Published 16 Jan 2019 in cs.CE

Abstract: A novel geomechanics concept is presented for studying the behavior of geomaterials and structures by capturing the underlying dynamics as realistically as possible for earthquake excitation applied in time domain. Enormous amount of damages caused to infrastructures during recent earthquakes in all over the world indicate that there is a considerable room for improvement. Causes for extensive damages are generally attributed to poor soil conditions at the region. It is interesting to note that all structures in a region with poor soil condition do not suffer similar damages; in fact, some of them remain damage-free. There are many reasons for this including inability to model the soil-structural systems properly, predict the future design earthquake time history at the site, model the dynamic amplification of responses caused by the excitation, incorporate major sources of nonlinearity and energy dissipation, and most importantly consider the presence of a considerable amount of uncertainty at every phase of the evaluation process.

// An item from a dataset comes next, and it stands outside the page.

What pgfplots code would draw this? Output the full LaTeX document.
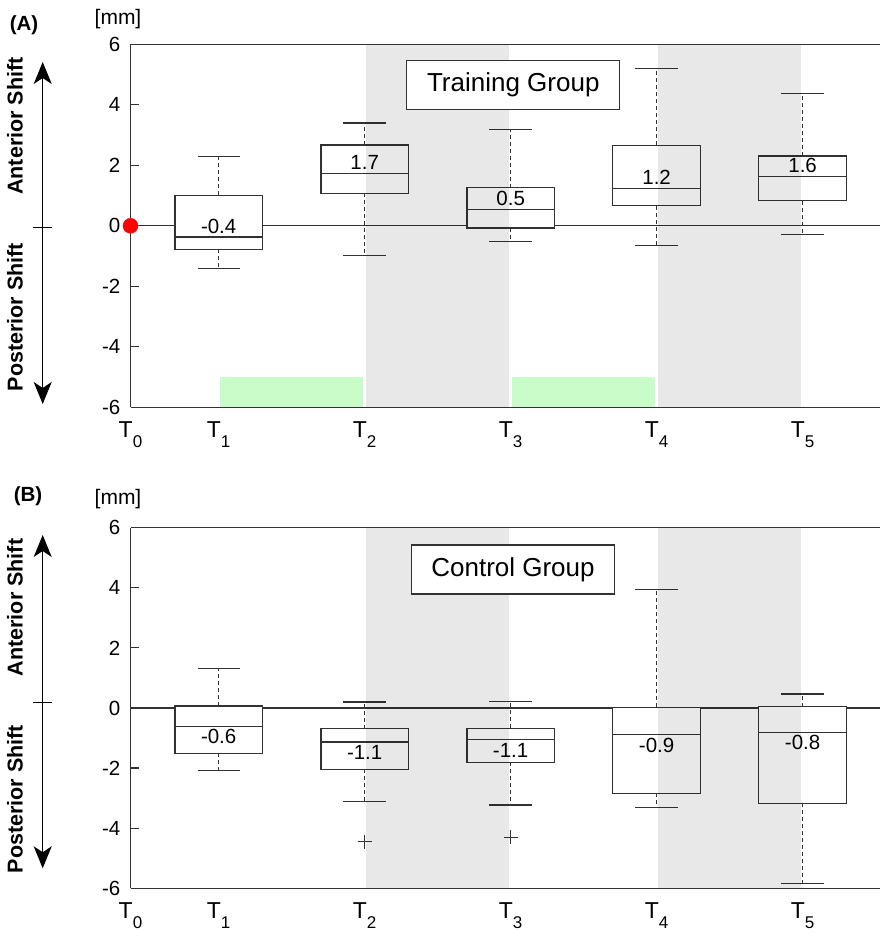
\documentclass[border=0pt]{standalone}
\usepackage{fontspec}
\setmainfont{Liberation Sans}
\usepackage{pgfplots}
\pgfplotsset{compat=1.18}
\usepgfplotslibrary{statistics}
\usetikzlibrary{arrows.meta}
\definecolor{lgreen}{RGB}{200,252,200}
\definecolor{ln}{RGB}{50,50,50}
\newcommand\Tl[1]{T\raisebox{-10.5pt}{\fontsize{17}{17}\selectfont #1}}
\tikzset{vl/.style={font=\fontsize{20.5}{24}\selectfont, inner sep=0pt}}
\pgfplotsset{
  boxplot/draw direction=y,
  boxplot/draw/lower whisker/.code={%
    \draw[dash pattern=on 4pt off 3pt]
      (boxplot box cs:\pgfplotsboxplotvalue{lower quartile},0.5) --
      (boxplot box cs:\pgfplotsboxplotvalue{lower whisker},0.5);
    \draw[solid]
      (boxplot whisker cs:\pgfplotsboxplotvalue{lower whisker},0) --
      (boxplot whisker cs:\pgfplotsboxplotvalue{lower whisker},1);
  },
  boxplot/draw/upper whisker/.code={%
    \draw[dash pattern=on 4pt off 3pt]
      (boxplot box cs:\pgfplotsboxplotvalue{upper quartile},0.5) --
      (boxplot box cs:\pgfplotsboxplotvalue{upper whisker},0.5);
    \draw[solid]
      (boxplot whisker cs:\pgfplotsboxplotvalue{upper whisker},0) --
      (boxplot whisker cs:\pgfplotsboxplotvalue{upper whisker},1);
  },
  boxplot/every box/.style={fill=white},
  bx/.style={draw=ln, line width=1.3pt, solid, mark=none},
  panel/.style={
    scale only axis, width=749.5pt,
    xmin=0.396, xmax=5.53, ymin=-6, ymax=6,
    axis x line*=bottom, axis y line*=left,
    axis line style={draw=ln, line width=1.3pt},
    clip=false,
    xtick={0.396,1,2,3,4,5},
    xticklabels={\Tl{0},\Tl{1},\Tl{2},\Tl{3},\Tl{4},\Tl{5}},
    xtick style={draw=none},
    ytick={-6,-4,-2,0,2,4,6},
    yticklabels={-6,-4,-2,0,2,4,6},
    ytick style={draw=ln, line width=1.2pt},
    tick align=inside, major tick length=8pt,
    yticklabel style={font=\fontsize{20.5}{24}\selectfont, inner sep=0pt, xshift=-10pt},
    xticklabel style={font=\fontsize{23}{27}\selectfont, inner sep=0pt, yshift=-14pt},
    boxplot/box extend=0.6, boxplot/whisker extend=0.29,
  },
}
\begin{document}
\begin{tikzpicture}
\useasboundingbox (0,0) rectangle (880pt,932pt);
% ---------------- Panel A ----------------
\begin{axis}[panel, height=363pt, at={(130.5pt,524.7pt)}, anchor=south west]
\addplot[ln, line width=1.2pt] coordinates {(0.396,0) (5.53,0)};
\addplot[fill=lgreen, draw=none] coordinates {(1.01,-6) (1.99,-6) (1.99,-5) (1.01,-5)} -- cycle;
\addplot[fill=lgreen, draw=none] coordinates {(3.01,-6) (3.99,-6) (3.99,-5) (3.01,-5)} -- cycle;
\addplot[bx, boxplot prepared={draw position=1, lower whisker=-1.42, lower quartile=-0.78, median=-0.37, upper quartile=1.01, upper whisker=2.30}] coordinates {};
\addplot[bx, boxplot prepared={draw position=2, lower whisker=-0.98, lower quartile=1.07, median=1.73, upper quartile=2.67, upper whisker=3.40}] coordinates {};
\addplot[bx, boxplot prepared={draw position=3, lower whisker=-0.51, lower quartile=-0.07, median=0.53, upper quartile=1.26, upper whisker=3.19}] coordinates {};
\addplot[bx, boxplot prepared={draw position=4, lower whisker=-0.66, lower quartile=0.66, median=1.23, upper quartile=2.66, upper whisker=5.19}] coordinates {};
\addplot[bx, boxplot prepared={draw position=5, lower whisker=-0.28, lower quartile=0.83, median=1.64, upper quartile=2.31, upper whisker=4.37}] coordinates {};
\addplot[fill=black, fill opacity=0.09, draw=none] coordinates {(2.01,-6) (2.99,-6) (2.99,6) (2.01,6)} -- cycle;
\addplot[fill=black, fill opacity=0.09, draw=none] coordinates {(4.01,-6) (4.99,-6) (4.99,6) (4.01,6)} -- cycle;
\draw[draw=ln, line width=1.3pt] (rel axis cs:0,1) -- (rel axis cs:1,1);
\node[vl, yshift=11pt] at (axis cs:1,-0.37) {-0.4};
\node[vl, yshift=11pt] at (axis cs:2,1.73) {1.7};
\node[vl, yshift=11pt] at (axis cs:3,0.53) {0.5};
\node[vl, yshift=11pt] at (axis cs:4,1.23) {1.2};
\node[vl, yshift=11pt] at (axis cs:5,1.64) {1.6};
\node[draw=ln, line width=1.3pt, fill=white, minimum width=213pt, minimum height=48.6pt, inner sep=0pt, font=\fontsize{26}{30}\selectfont] at (axis cs:3.018,4.65) {Training Group};
\addplot[only marks, mark=*, mark size=7.5pt, color=red] coordinates {(0.396,0)};
\end{axis}
% ---------------- Panel B ----------------
\begin{axis}[panel, height=360.6pt, at={(130.5pt,43.7pt)}, anchor=south west]
\addplot[ln, line width=1.2pt] coordinates {(0.396,0) (5.53,0)};
\addplot[bx, boxplot prepared={draw position=1, lower whisker=-2.07, lower quartile=-1.51, median=-0.61, upper quartile=0.07, upper whisker=1.32}] coordinates {};
\addplot[bx, mark=+, mark size=7pt, mark options={solid, line width=1.1pt}, boxplot prepared={draw position=2, lower whisker=-3.10, lower quartile=-2.04, median=-1.13, upper quartile=-0.69, upper whisker=0.20}] coordinates {(0,-4.45)};
\addplot[bx, mark=+, mark size=7pt, mark options={solid, line width=1.1pt}, boxplot prepared={draw position=3, lower whisker=-3.23, lower quartile=-1.81, median=-1.06, upper quartile=-0.68, upper whisker=0.22}] coordinates {(0,-4.30)};
\addplot[bx, boxplot prepared={draw position=4, lower whisker=-3.30, lower quartile=-2.84, median=-0.89, upper quartile=0.02, upper whisker=3.95}] coordinates {};
\addplot[bx, boxplot prepared={draw position=5, lower whisker=-5.83, lower quartile=-3.17, median=-0.81, upper quartile=0.04, upper whisker=0.47}] coordinates {};
\addplot[fill=black, fill opacity=0.09, draw=none] coordinates {(2.01,-6) (2.99,-6) (2.99,6) (2.01,6)} -- cycle;
\addplot[fill=black, fill opacity=0.09, draw=none] coordinates {(4.01,-6) (4.99,-6) (4.99,6) (4.01,6)} -- cycle;
\draw[draw=ln, line width=1.3pt] (rel axis cs:0,1) -- (rel axis cs:1,1);
\node[vl, yshift=-10.5pt] at (axis cs:1,-0.61) {-0.6};
\node[vl, yshift=-10.5pt] at (axis cs:2,-1.13) {-1.1};
\node[vl, yshift=-10.5pt] at (axis cs:3,-1.06) {-1.1};
\node[vl, yshift=-10.5pt] at (axis cs:4,-0.89) {-0.9};
\node[vl, yshift=-10.5pt] at (axis cs:5,-0.81) {-0.8};
\node[draw=ln, line width=1.3pt, fill=white, minimum width=203pt, minimum height=49pt, inner sep=0pt, font=\fontsize{26}{30}\selectfont] at (axis cs:3.016,4.61) {Control Group};
\end{axis}
% ---------------- annotations ----------------
\tikzset{sharr/.style={line width=1.2pt, arrows={Stealth[length=22pt,width=18pt,inset=6pt]-Stealth[length=22pt,width=18pt,inset=6pt]}}}
\draw[sharr] (42.7pt,528pt) -- (42.7pt,870pt);
\draw[line width=1.1pt] (33pt,704.3pt) -- (52pt,704.3pt);
\draw[sharr] (42.7pt,63.7pt) -- (42.7pt,397pt);
\draw[line width=1.1pt] (33pt,229.3pt) -- (52pt,229.3pt);
\node[rotate=90, font=\fontsize{21.5}{25}\selectfont\bfseries, inner sep=0pt] at (15pt,806pt) {Anterior Shift};
\node[rotate=90, font=\fontsize{21.5}{25}\selectfont\bfseries, inner sep=0pt] at (15pt,615pt) {Posterior Shift};
\node[rotate=90, font=\fontsize{21.5}{25}\selectfont\bfseries, inner sep=0pt] at (15pt,324.5pt) {Anterior Shift};
\node[rotate=90, font=\fontsize{21.5}{25}\selectfont\bfseries, inner sep=0pt] at (15pt,133pt) {Posterior Shift};
\node[font=\fontsize{20.5}{24}\selectfont\bfseries, inner sep=0pt] at (24pt,907pt) {(A)};
\node[font=\fontsize{20.5}{24}\selectfont\bfseries, inner sep=0pt] at (28pt,436pt) {(B)};
\node[font=\fontsize{21}{25}\selectfont, inner sep=0pt] at (118pt,913pt) {[mm]};
\node[font=\fontsize{21}{25}\selectfont, inner sep=0pt] at (118pt,433pt) {[mm]};
\end{tikzpicture}
\end{document}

The most recent research trend is to capture complicated behavior by conducting multiple deterministic analyses by taking advantage of current significantly improved computational capability. By conducting few dozens of deterministic analyses at very intelligently selected points, structures can be designed more seismic load-tolerant. The performance based seismic design concept recently introduced in the U.S. is showcased in this paper. The requirements in the guidelines appear to be reasonable. The concept is expected to change the current engineering design paradigm. The authors believe that the proposed alternatives to the simulation and the basic random vibration concept.